Counterfactual Data Augmentation for Regression

Abstract

Data-driven modeling in real-world regression tasks often suffers from limited training samples, high collection costs, and noisy observations. While data augmentation has revolutionized fields such as computer vision and natural language processing by leveraging domain-specific symmetries, effective techniques for tabular regression remain elusive. Existing approaches, ranging from geometric interpolation to deep generative models, often fail to preserve the underlying noise structure of the data, leading to the generation of unrealistic samples that can degrade predictive performance.

This thesis proposes a novel framework called Counterfactual Residual Data Augmentation (CRDA). Our method is founded on the theoretical principle of Residual Invariance, which posits that once a regressor has modeled the systematic component of the data, the remaining residual noise often remains stable under small perturbations of carefully selected features. We exploit this invariance to synthesize valid counterfactual samples, which are data points with perturbed features but preserved residual noise. We formalize this process through the lens of structural causal models, establishing conditions under which the residual is conditionally independent of specific feature subsets.

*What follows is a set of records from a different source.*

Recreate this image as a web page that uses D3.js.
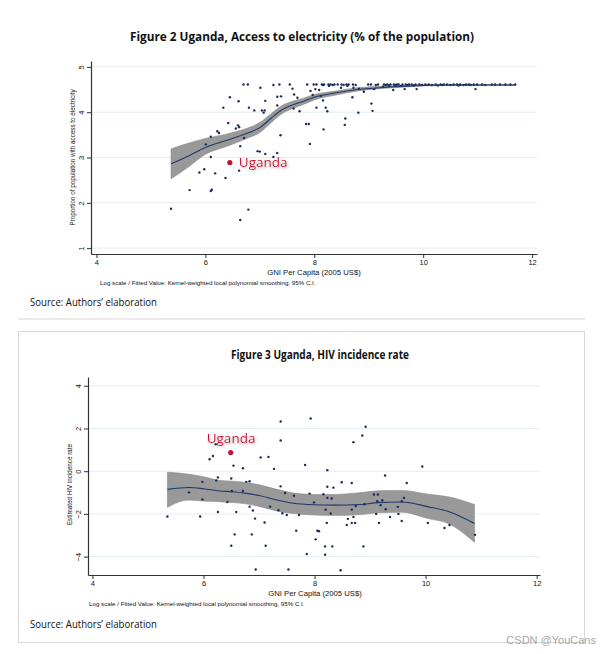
<!DOCTYPE html>
<html>
<head>
<meta charset="utf-8">
<script src="https://cdn.jsdelivr.net/npm/d3@7"></script>
<style>
  body { margin: 0; background: #fff; }
</style>
</head>
<body>
<svg id="chart" width="611" height="654" font-family="'Liberation Sans', Arial, sans-serif"></svg>
<script>
// ---- Figure 2: access to electricity (log) vs log GNI per capita ----
const elecX = [5.37,5.71,5.89,5.98,6.01,6.10,6.10,6.10,6.12,6.18,6.22,6.25,6.33,6.37,6.42,6.45,6.56,6.60,6.62,6.61,6.62,6.64,6.64,6.70,6.78,6.71,6.79,6.80,6.90,6.96,7.00,7.01,7.04,7.09,7.07,7.10,7.10,7.25,7.25,7.32,7.32,7.32,7.36,7.38,7.39,7.55,7.60,7.63,7.62,7.69,7.73,7.85,7.90,7.92,7.87,7.99,7.93,8.02,8.04,
  7.97,8.09,8.12,8.16,8.21,8.24,8.17,8.49,8.57,8.56,8.70,8.72,8.81,8.82,8.91,9.05,9.07,9.10,9.26,9.45,9.66,9.88,10.96,
  8.04,8.14,8.16,8.18,8.26,8.27,8.30,8.34,8.37,8.43,8.50,8.54,8.59,8.61,8.63,8.71,8.76,8.99,9.04,9.13,9.17,9.28,9.31,9.34,9.37,9.40,9.46,9.49,9.52,9.55,9.59,9.62,9.68,9.71,9.74,9.79,9.83,9.86,9.93,9.98,10.04,10.10,10.16,10.23,10.27,10.32,10.35,10.38,10.44,10.50,10.56,10.62,10.65,10.68,10.74,10.79,10.84,10.87,10.93,10.99,11.08,11.14,11.26,11.32,11.41,11.51,11.60,11.69];
const elecY = [1.87,2.28,2.67,2.74,3.29,3.46,3.01,2.26,2.29,2.65,3.58,3.54,4.10,2.55,3.76,4.33,3.64,3.71,3.67,4.24,2.71,3.25,1.62,4.61,4.61,3.43,1.85,4.10,4.04,3.14,3.13,4.54,4.04,4.04,3.99,3.08,4.25,3.01,4.60,4.34,4.15,3.10,4.61,3.49,4.35,4.61,4.52,4.39,4.08,4.32,4.02,3.74,3.74,3.30,4.61,4.61,4.47,4.51,4.10,
  4.38,4.49,4.36,4.26,4.10,4.02,3.62,4.54,3.86,3.72,4.33,4.54,3.99,4.52,4.45,4.19,4.03,4.51,4.56,4.49,4.51,4.51,4.51,
  4.61,4.61,4.60,4.61,4.61,4.58,4.61,4.60,4.61,4.61,4.61,4.60,4.61,4.58,4.61,4.61,4.60,4.61,4.61,4.60,4.61,4.61,4.60,4.61,4.59,4.61,4.61,4.60,4.61,4.61,4.58,4.61,4.61,4.60,4.61,4.61,4.59,4.61,4.61,4.60,4.61,4.61,4.60,4.61,4.59,4.61,4.60,4.61,4.61,4.60,4.61,4.61,4.59,4.61,4.60,4.61,4.61,4.60,4.61,4.61,4.61,4.60,4.61,4.61,4.61,4.61,4.61,4.61];
const elecFitX = [5.37,5.7,6.0,6.4,6.8,7.0,7.2,7.4,7.6,7.8,8.0,8.4,8.8,9.2,9.6,10.0,10.5,11.0,11.69];
const elecFit  = [2.86,3.04,3.22,3.38,3.55,3.66,3.86,4.05,4.16,4.24,4.33,4.43,4.50,4.54,4.57,4.59,4.60,4.60,4.60];
const elecLo   = [2.53,2.80,3.07,3.25,3.44,3.55,3.76,3.96,4.08,4.17,4.27,4.38,4.47,4.52,4.55,4.58,4.59,4.59,4.59];
const elecHi   = [3.19,3.32,3.42,3.52,3.66,3.77,3.96,4.14,4.24,4.31,4.39,4.47,4.54,4.57,4.59,4.61,4.61,4.61,4.61];
const elecYTicks = [1, 2, 3, 4, 5];
const ugandaElec = [6.45, 2.89];

// ---- Figure 3: HIV incidence rate (log) vs log GNI per capita ----
const hivX = [5.35,5.74,5.94,5.98,5.98,6.11,6.17,6.22,6.23,6.26,6.26,6.43,6.50,6.51,6.50,6.54,6.56,6.59,6.71,6.71,6.77,6.83,6.83,6.87,6.89,6.93,6.94,7.03,7.10,7.12,7.17,7.20,7.27,7.35,7.39,7.39,7.39,7.42,7.47,7.50,7.53,7.63,7.67,7.72,7.83,7.86,7.91,7.93,7.99,8.05,8.02,
  8.23,8.23,8.23,8.31,8.34,8.16,8.20,8.29,8.22,8.08,8.19,8.32,8.19,8.47,8.49,8.67,8.70,8.86,8.92,8.74,8.67,8.70,8.73,8.67,8.60,8.58,8.88,8.90,9.07,9.14,9.13,9.22,9.19,9.27,9.28,9.11,9.16,9.36,9.50,9.51,9.57,9.57,9.61,9.66,9.94,10.04,10.34,10.43,10.89];
const hivY = [-2.12,-0.99,-2.12,-0.50,-1.32,0.56,0.71,1.26,-0.43,-0.29,-1.91,-1.44,-0.34,-0.93,-3.49,0.26,-2.96,-1.91,0.14,-0.93,-0.50,-0.47,-1.66,-2.96,-1.84,-2.22,-4.60,0.64,-2.40,-3.49,0.67,-1.66,0.11,-1.83,2.33,1.44,-0.71,-1.97,-1.02,-2.05,-4.60,-1.15,-2.79,-2.05,0.29,-3.88,-1.05,2.47,-1.46,-2.79,-3.19,
  0.05,-0.73,-1.25,-1.28,-0.77,-1.08,-1.80,-1.98,-2.42,-2.81,-3.52,-3.52,-3.91,-4.64,-0.52,-0.55,1.36,1.67,2.08,-1.63,-1.80,-2.14,-2.42,-2.42,-2.23,-2.52,-3.52,-1.55,-1.09,-1.09,-1.41,-1.36,-1.59,-0.20,-1.78,-2.00,-2.42,-2.14,-1.67,-2.00,-2.33,-1.41,-1.25,-0.55,0.22,-2.42,-2.66,-2.52,-2.98];
const hivFitX = [5.35,5.74,6.0,6.29,6.53,6.77,7.02,7.32,7.62,7.98,8.36,8.84,9.14,9.57,10.05,10.41,10.88];
const hivFit  = [-0.85,-0.76,-0.82,-0.93,-0.96,-1.04,-1.15,-1.35,-1.50,-1.57,-1.59,-1.56,-1.47,-1.44,-1.67,-1.89,-2.45];
const hivLo   = [-1.69,-1.35,-1.40,-1.43,-1.47,-1.53,-1.66,-1.86,-1.98,-2.05,-2.07,-2.03,-1.95,-1.92,-2.22,-2.45,-3.33];
const hivHi   = [-0.05,-0.14,-0.26,-0.43,-0.47,-0.53,-0.65,-0.85,-1.02,-1.09,-1.09,-1.00,-0.92,-0.90,-1.08,-1.20,-1.56];
const hivYTicks = [-4, -2, 0, 2, 4];
const ugandaHiv = [6.49, 0.87];

const xTicks = [4, 6, 8, 10, 12];

const svg = d3.select("#chart");
svg.append("rect").attr("width", 611).attr("height", 654).attr("fill", "#fff");

const defs = svg.append("defs");
const shadow = defs.append("filter").attr("id", "shadow")
  .attr("x", "-20%").attr("y", "-40%").attr("width", "140%").attr("height", "180%");
shadow.append("feDropShadow").attr("dx", 1).attr("dy", 1.5).attr("stdDeviation", 1.5)
  .attr("flood-color", "#888").attr("flood-opacity", 0.6);

const calibri = "'Open Sans', 'Noto Sans', sans-serif";

function drawPanel(cfg) {
  const g = svg.append("g");
  const x = d3.scaleLinear().domain(cfg.xDomain).range(cfg.xRange);
  const y = d3.scaleLinear().domain(cfg.yDomain).range(cfg.yRange);

  // light horizontal grid
  g.selectAll("line.grid").data(cfg.yTicks).enter().append("line")
    .attr("class", "grid")
    .attr("x1", cfg.xRange[0]).attr("x2", cfg.xRange[1])
    .attr("y1", d => y(d)).attr("y2", d => y(d))
    .attr("stroke", "#e4eeef").attr("stroke-width", 1);

  const fit = cfg.fitX.map((v, i) => ({ x: v, f: cfg.fit[i], lo: cfg.lo[i], hi: cfg.hi[i] }));

  g.append("path").datum(fit)
    .attr("d", d3.area().x(d => x(d.x)).y0(d => y(d.lo)).y1(d => y(d.hi)).curve(d3.curveMonotoneX))
    .attr("fill", "#999").attr("stroke", "#888").attr("stroke-width", 0.6);

  g.selectAll("circle.pt").data(cfg.px).enter().append("circle")
    .attr("class", "pt")
    .attr("cx", d => x(d)).attr("cy", (d, i) => y(cfg.py[i]))
    .attr("r", 1.2).attr("fill", "#1c2a58");

  g.append("path").datum(fit)
    .attr("d", d3.line().x(d => x(d.x)).y(d => y(d.f)).curve(d3.curveMonotoneX))
    .attr("fill", "none").attr("stroke", "#1f3868").attr("stroke-width", 1.1);

  // highlighted country
  g.append("circle").attr("cx", x(cfg.hl[0])).attr("cy", y(cfg.hl[1]))
    .attr("r", 2.6).attr("fill", "#c8102e");
  g.append("text").attr("x", x(cfg.hl[0]) + cfg.hlDx).attr("y", y(cfg.hl[1]) + cfg.hlDy)
    .attr("font-family", calibri).attr("font-size", 13.5)
    .attr("fill", "#d0103a").attr("filter", "url(#shadow)")
    .text("Uganda");

  // axes
  const xa = g.append("g").attr("transform", `translate(0,${cfg.yRange[0]})`)
    .call(d3.axisBottom(x).tickValues(xTicks).tickFormat(d3.format("d"))
      .tickSize(4).tickSizeOuter(0).tickPadding(2));
  const ya = g.append("g").attr("transform", `translate(${cfg.xRange[0]},0)`)
    .call(d3.axisLeft(y).tickValues(cfg.yTicks).tickFormat(d3.format("d"))
      .tickSize(4).tickSizeOuter(0));
  [xa, ya].forEach(a => {
    a.attr("font-family", "'Liberation Sans', Arial, sans-serif").attr("font-size", 7.5);
    a.select(".domain").attr("stroke", "#333").attr("stroke-width", 1.2);
    a.selectAll(".tick line").attr("stroke", "#333");
    a.selectAll("text").attr("fill", "#111");
  });
  ya.selectAll("text")
    .attr("x", 0).attr("y", -7.5).attr("dy", 0)
    .attr("text-anchor", "middle").attr("transform", "rotate(-90)");

  // axis titles and note
  g.append("text").attr("x", cfg.xTitleX).attr("y", cfg.yRange[0] + 21)
    .attr("text-anchor", "middle").attr("font-size", 7.7).attr("fill", "#111")
    .text("GNI Per Capita (2005 US$)");
  g.append("text").attr("x", cfg.noteX).attr("y", cfg.yRange[0] + 31)
    .attr("font-size", 6.2).attr("fill", "#111")
    .text("Log scale / Fitted Value: Kernel-weighted local polynomial smoothing, 95% C.I.");
  g.append("text")
    .attr("transform", `translate(${cfg.yTitleX},${cfg.yTitleY}) rotate(-90)`)
    .attr("text-anchor", "middle").attr("font-size", 6.3).attr("fill", "#111")
    .text(cfg.yTitle);

  // figure title and source
  g.append("text").attr("x", cfg.titleX).attr("y", cfg.titleY)
    .attr("text-anchor", "middle").attr("font-family", calibri)
    .attr("font-weight", 700).attr("font-size", 12.5).attr("fill", "#111")
    .attr("textLength", cfg.titleLen).attr("lengthAdjust", "spacingAndGlyphs")
    .text(cfg.title);
  g.append("text").attr("x", 30).attr("y", cfg.sourceY)
    .attr("font-family", calibri).attr("font-size", 10).attr("fill", "#111")
    .attr("textLength", 127).attr("lengthAdjust", "spacingAndGlyphs")
    .text("Source: Authors\u2019 elaboration");
}

// frames of the two figure images
svg.append("line").attr("x1", 18).attr("x2", 585).attr("y1", 319).attr("y2", 319)
  .attr("stroke", "#d8d8d8").attr("stroke-width", 1);
svg.append("rect").attr("x", 18.5).attr("y", 331.5).attr("width", 566).attr("height", 311)
  .attr("fill", "none").attr("stroke", "#d8d8d8").attr("stroke-width", 1);

drawPanel({
  xDomain: [3.9, 12.09], xRange: [91, 537],
  yDomain: [0.87, 5.13], yRange: [254, 61],
  yTicks: elecYTicks, px: elecX, py: elecY,
  fitX: elecFitX, fit: elecFit, lo: elecLo, hi: elecHi,
  hl: ugandaElec, hlDx: 9, hlDy: 4.5,
  xTitleX: 314, noteX: 100, yTitleX: 75, yTitleY: 157.5,
  yTitle: "Proportion of population with access to electricity",
  title: "Figure 2 Uganda, Access to electricity (% of the population)",
  titleX: 302, titleY: 41, titleLen: 344, sourceY: 306
});

drawPanel({
  xDomain: [3.92, 12.06], xRange: [88, 540],
  yDomain: [-4.86, 4.41], yRange: [575, 377],
  yTicks: hivYTicks, px: hivX, py: hivY,
  fitX: hivFitX, fit: hivFit, lo: hivLo, hi: hivHi,
  hl: ugandaHiv, hlDx: -24, hlDy: -9.5,
  xTitleX: 315, noteX: 89, yTitleX: 72, yTitleY: 484.5,
  yTitle: "Estimated HIV incidence rate",
  title: "Figure 3 Uganda, HIV incidence rate",
  titleX: 320, titleY: 359, titleLen: 178, sourceY: 628
});

svg.append("text").attr("x", 596).attr("y", 644).attr("text-anchor", "end")
  .attr("font-size", 11).attr("fill", "#a8a8a8")
  .text("CSDN @YouCans");
</script>
</body>
</html>
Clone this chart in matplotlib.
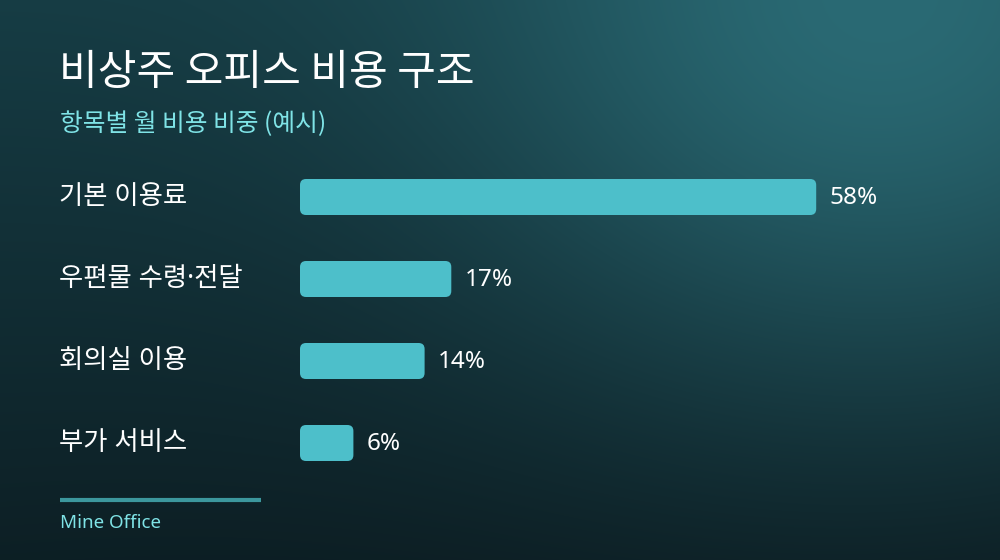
import numpy as np
import matplotlib
matplotlib.use("Agg")
import matplotlib.pyplot as plt
from matplotlib.patches import FancyBboxPatch

plt.rcParams['font.family'] = ['Noto Sans CJK KR', 'DejaVu Sans']

# data
categories = ["기본 이용료", "우편물 수령·전달", "회의실 이용", "부가 서비스"]
shares = [58, 17, 14, 6]
value_labels = ["58%", "17%", "14%", "6%"]
title = "비상주 오피스 비용 구조"
subtitle = "항목별 월 비용 비중 (예시)"
source = "Mine Office"

W, H = 1000, 560
fig = plt.figure(figsize=(W / 100, H / 100), dpi=100)

# background: vertical fade plus a glow in the top right corner
bg = fig.add_axes([0, 0, 1, 1])
bg.set_axis_off()
yy, xx = np.mgrid[0:H, 0:W]
s = np.clip((yy / H) * 0.85 + (xx / W) * 0.15, 0, 1)[..., None]
top = np.array([22, 60, 68]) / 255
bottom = np.array([11, 26, 31]) / 255
img = top * (1 - s) + bottom * s
r = np.sqrt((xx - 880) ** 2 + ((yy + 10) * 1.1) ** 2)
g = np.exp(-(r / 420) ** 2)[..., None]
glow = np.array([42, 106, 116]) / 255
img = img * (1 - g) + glow * g
bg.imshow(img, extent=[0, W, H, 0], aspect='auto')
bg.set_xlim(0, W)
bg.set_ylim(H, 0)

def fx(px):
    return px / W

def fy(py):
    return 1 - py / H

fig.text(fx(59), fy(73), title, fontsize=30.3, color='white',
         va='center', ha='left')
fig.text(fx(60), fy(124), subtitle, fontsize=17.8, color='#7fe3e6',
         va='center', ha='left')

# bar axes: 1% = 8.9 px, each row 82 px
px_per_pct = 8.9
row_px = 82
top_px = 156
ax = fig.add_axes([fx(300), fy(top_px + row_px * len(categories)),
                   (W - 300) / W, row_px * len(categories) / H])
ax.set_axis_off()
ax.set_xlim(0, (W - 300) / px_per_pct)
ax.set_ylim(len(categories) - 0.5, -0.5)

bar_h = 36 / row_px
radius_px = 6
for i, v in enumerate(shares):
    p = FancyBboxPatch((0, i - bar_h / 2), v, bar_h,
                       boxstyle=f"round,pad=0,rounding_size={radius_px / px_per_pct}",
                       mutation_aspect=px_per_pct / row_px,
                       facecolor='#4dbfca', edgecolor='none')
    ax.add_patch(p)
    ax.text(v + 13 / px_per_pct, i + 1 / row_px, value_labels[i], fontsize=17.5,
            color='white', va='center', ha='left',
            family=['Noto Sans', 'DejaVu Sans'])
    # Noto Sans first so the middle dot stays narrow; hangul falls back to CJK
    fig.text(fx(59), fy(top_px + row_px * i + 41), categories[i], fontsize=19,
             color='white', va='center', ha='left',
             family=['Noto Sans', 'Noto Sans CJK KR'])

# footer
bg.plot([60, 261], [500, 500], color='#3c979d', lw=3, solid_capstyle='butt')
fig.text(fx(60), fy(523), source, fontsize=13.5, color='#7fe3e6',
         va='center', ha='left', family=['Noto Sans', 'DejaVu Sans'])

fig.savefig("out.png", dpi=100)
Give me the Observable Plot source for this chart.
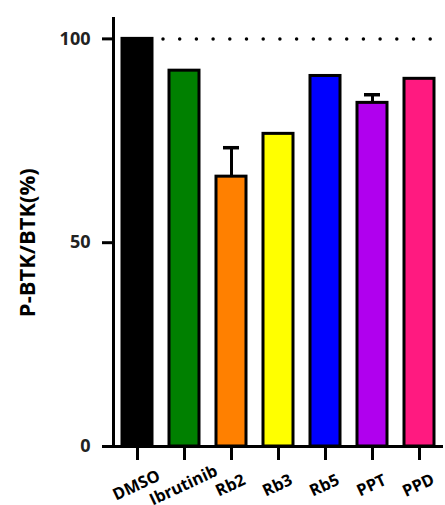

We provide a practical, model-agnostic algorithm that integrates feature selection heuristics and statistical safety checks to ensure augmentation is applied only when empirically beneficial. Through extensive evaluation across diverse benchmark datasets, we demonstrate that CRDA consistently reduces test error in data-scarce regimes. Specifically, our method reduces the Mean Squared Error (MSE) of Multi-Layer Perceptrons by an average of 22.9% and XGBoost regressors by 6.4%. Furthermore, comparisons against state-of-the-art baselines, including Mixup variants and diffusion-based generative models, reveal that CRDA offers a more robust and statistically grounded remedy for noise-prone, small-sample regression tasks. Finally, we provide a production-ready, open-source implementation of our framework to encourage applications in real-world tabular regression tasks.